Upon the dissolution of the Corporation, the Board of Directors shall, after paying or making provision for the payment of all of the liabilities of the Corporation, dispose of all the remaining assets of the Corporation exclusively for one or more exempt purposes within the meaning of Section 501(c)(6) of the Code or to one or more governmental units described in Section 170(c)(1) of the Code as the Board of Directors shall determine, to be used exclusively for charitable purposes. Any such assets not so disposed of shall be disposed of by a court of competent jurisdiction of Davidson County, Tennessee, exclusively for charitable purposes to one or more such organizations, as said court shall determine. Under no circumstances shall any assets be distributed, upon dissolution, upon sale of substantially all of the assets, or otherwise, to directors, officers, or employees of the corporation.

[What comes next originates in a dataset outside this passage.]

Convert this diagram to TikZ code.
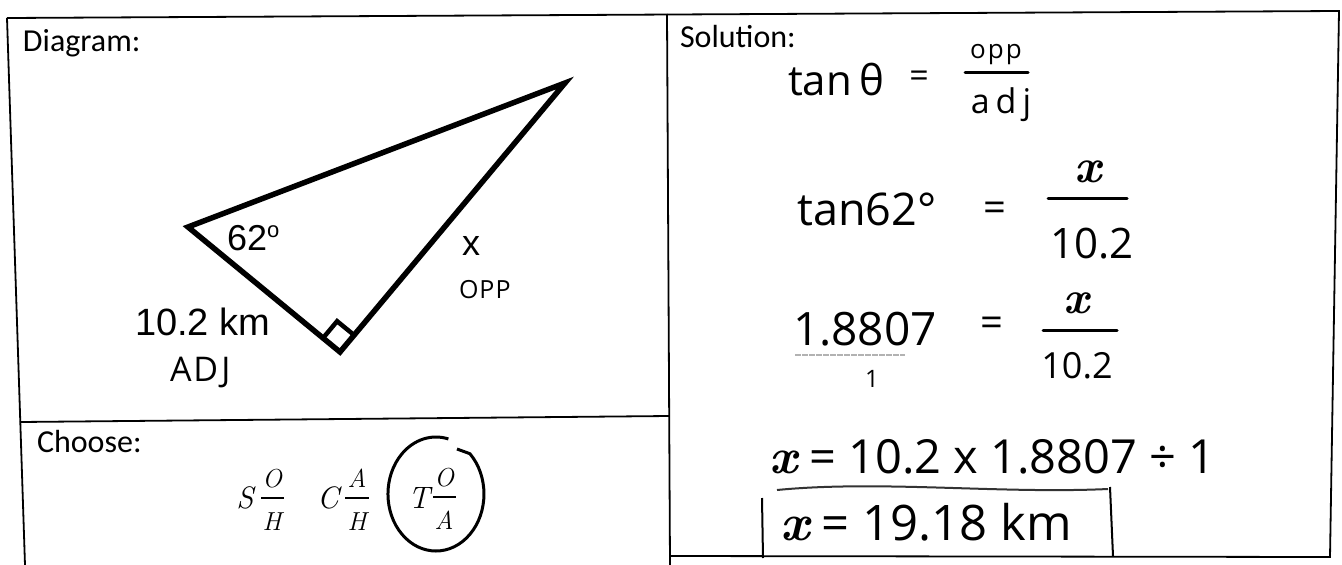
\documentclass[tikz,border=0pt]{standalone}
\usepackage{fontspec}
\newfontfamily\calib{Carlito}
\newfontfamily\arialf{Liberation Sans}
\newfontfamily\hand{Open Sans}
\newfontfamily\lmit{Latin Modern Roman}
\newcommand\myfs[1]{\fontsize{#1}{#1}\selectfont}
\begin{document}
\begin{tikzpicture}[x=1pt,y=-1pt,
  every node/.style={inner sep=0pt, outer sep=0pt},
  frame/.style={line width=1.8pt},
  tri/.style={line width=5.5pt, line join=miter},
  lbl/.style={font=\calib\myfs{32}, anchor=base west},
  arl/.style={font=\arialf\myfs{#1}},
  hw/.style={font=\hand\myfs{#1}},
  ml/.style={font=\lmit\itshape\myfs{#1}, anchor=base},
  hx/.style={font=\lmit\bfseries\itshape\myfs{#1}, anchor=base},
  fbar/.style={line width=3pt, line cap=round},
  mbar/.style={line width=1.5pt},
  pen/.style={line width=3pt}]
\useasboundingbox (0,0) rectangle (1342,565);
% frame
\draw[frame] (7,18) -- (1339,11) -- (1330,557) -- (669,556);
\draw[frame] (7,18) -- (25,565);
\draw[frame] (667,14) -- (670,565);
\draw[frame] (20,422) -- (669,416);
% headings
\node[lbl] (diag) at (23,51) {Diagram:};
\node[lbl] (choose) at (37,452) {Choose:};
\node[lbl] (sol) at (680,47) {Solution:};
% triangle
\coordinate (L) at (188,227);
\coordinate (T) at (565,83);
\coordinate (R) at (340,352);
\draw[tri] (L) -- (T) -- (R) -- cycle;
\draw[line width=4.5pt, line join=miter] (323,338.1) -- (337.1,321.2) -- (354.1,335.1);
\node[arl=36, anchor=base west] (ang) at (227,250) {62\raisebox{13pt}{\myfs{22}o}};
\node[arl=36, anchor=base west] (xl) at (462,255) {x};
\node[hw=25, anchor=base west] (opp) at (459,298) {O\hspace{1pt}P\hspace{1pt}P};
\node[arl=38, anchor=base west] (adjl) at (135,335) {10.2 km};
\node[hw=34, anchor=base west] (adjt) at (170,381) {A\hspace{2pt}D\hspace{3pt}J};
% choose
\node[ml=31] (s) at (245,508) {S};
\node[ml=26] (sn) at (272,487) {O};
\draw[mbar] (261,498) -- (284,498);
\node[ml=26] (sd) at (272,530) {H};
\node[ml=31] (c) at (328,508) {C};
\node[ml=26] (cn) at (357,487) {A};
\draw[mbar] (345,498) -- (369,498);
\node[ml=26] (cd) at (357,530) {H};
\node[ml=31] (t) at (419,508) {T};
\node[ml=26] (tn) at (444,486) {O};
\draw[mbar] (433,497) -- (456,497);
\node[ml=26] (td) at (444,529) {A};
\draw[pen, line join=round] (457,449) -- (469.9,453.7) arc[start angle=-45, end angle=285, x radius=48, y radius=57];
% row 1
\node[hw=42, anchor=base] (tanth) at (836,95) {tan\,θ};
\node[hw=34] (eq1) at (919,79) {=};
\node[hw=26, anchor=base] (n1) at (996,58) {o\hspace{2pt}p\hspace{2pt}p};
\draw[fbar] (965,72) -- (1028,72);
\node[hw=34, anchor=base] (d1) at (1001,113) {a\hspace{6pt}d\hspace{6pt}j};
% row 2
\node[hw=45, anchor=base] (tan62) at (867,225) {tan62°};
\node[hw=40] (eq2) at (995,212) {=};
\node[hx=48] (x2) at (1088,182) {x};
\draw[fbar] (1048,198) -- (1127,198);
\node[hw=42, anchor=base] (d2) at (1092,258) {10.2};
% row 3
\node[hw=46, anchor=base] (v3) at (865,345) {1.8807};
\draw[line width=1.5pt, gray!60, dash pattern=on 6pt off 1pt] (795,355) -- (905,355);
\node[hw=24, anchor=base] (one3) at (872,387) {1};
\node[hw=40] (eq3) at (992,327) {=};
\node[hx=46] (x3) at (1076,313) {x};
\draw[fbar] (1043,330) -- (1117,330);
\node[hw=36, anchor=base] (d3) at (1077,378) {10.2};
% row 4
\node[hw=47, anchor=base west] (r4) at (769,473) {{\lmit\bfseries\itshape\myfs{50}x} = 10.2 x 1.8807 ÷ 1};
% row 5
\draw[line width=2pt, black!80] (777,490) .. controls (880,480) and (1000,494) .. (1108,489);
\draw[line width=2pt] (762,498) -- (763,558);
\draw[line width=2pt] (1110,487) -- (1113,556);
\node[hw=49, anchor=base west] (r5) at (780,540) {{\lmit\bfseries\itshape\myfs{52}x} = 19.18 km};
\end{tikzpicture}
\end{document}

Article XI: Limitation of Liability

To the fullest extent not prohibited by the Tennessee Nonprofit Corporation Act, as it exists on the date hereof or is hereafter amended, no person who is a director and/or officer of the Corporation shall be liable to the Corporation or its members for any monetary damages for conduct as a director and/or officer. Any amendment to or repeal of the Article XI or amendment to the Tennessee Nonprofit Corporation Act shall not adversely affect any right or protection of a director and/or officer of the Corporation for or with respect to any acts or omissions of such director occurring prior to such amendment or repeal. This provision, however, shall not eliminate or limit the liability of a director or officer for:

a)                  Any breach of the director’s or officer’s duty of loyalty to the Corporation or its members;

b)                  Acts or omissions not in good faith or which involve intentional misconduct or a knowing violation of law;

c)                  Any unlawful distribution;

d)                 Any transaction from which the director or officer derived an improper personal benefit; or

e)                  Any act or omission in violation of the Tennessee Nonprofit Corporation Act.

Article XII: Indemnification

To the fullest extent not prohibited by the Tennessee Nonprofit Corporation Act, as it exists on the date hereof or is hereafter amended, the Corporation:

a)                  Shall indemnify any person who is made, or threatened to be made, a party to an action, suit or proceeding, whether civil, criminal, administrative, investigative, or otherwise (including an action, suit or proceeding by or in the right of the Corporation), by reason of the fact that the person is or was a director or officer of the Corporation; and

b)                  This Article XII shall not be deemed exclusive of any other provisions or insurance for the indemnification of directors, officers, employees, or agents that may be included in any statute, bylaw, agreement, resolution of members or directors or otherwise, both as to action in any official capacity and action in any other capacity while holding office, or while an employee or agent of the Corporation.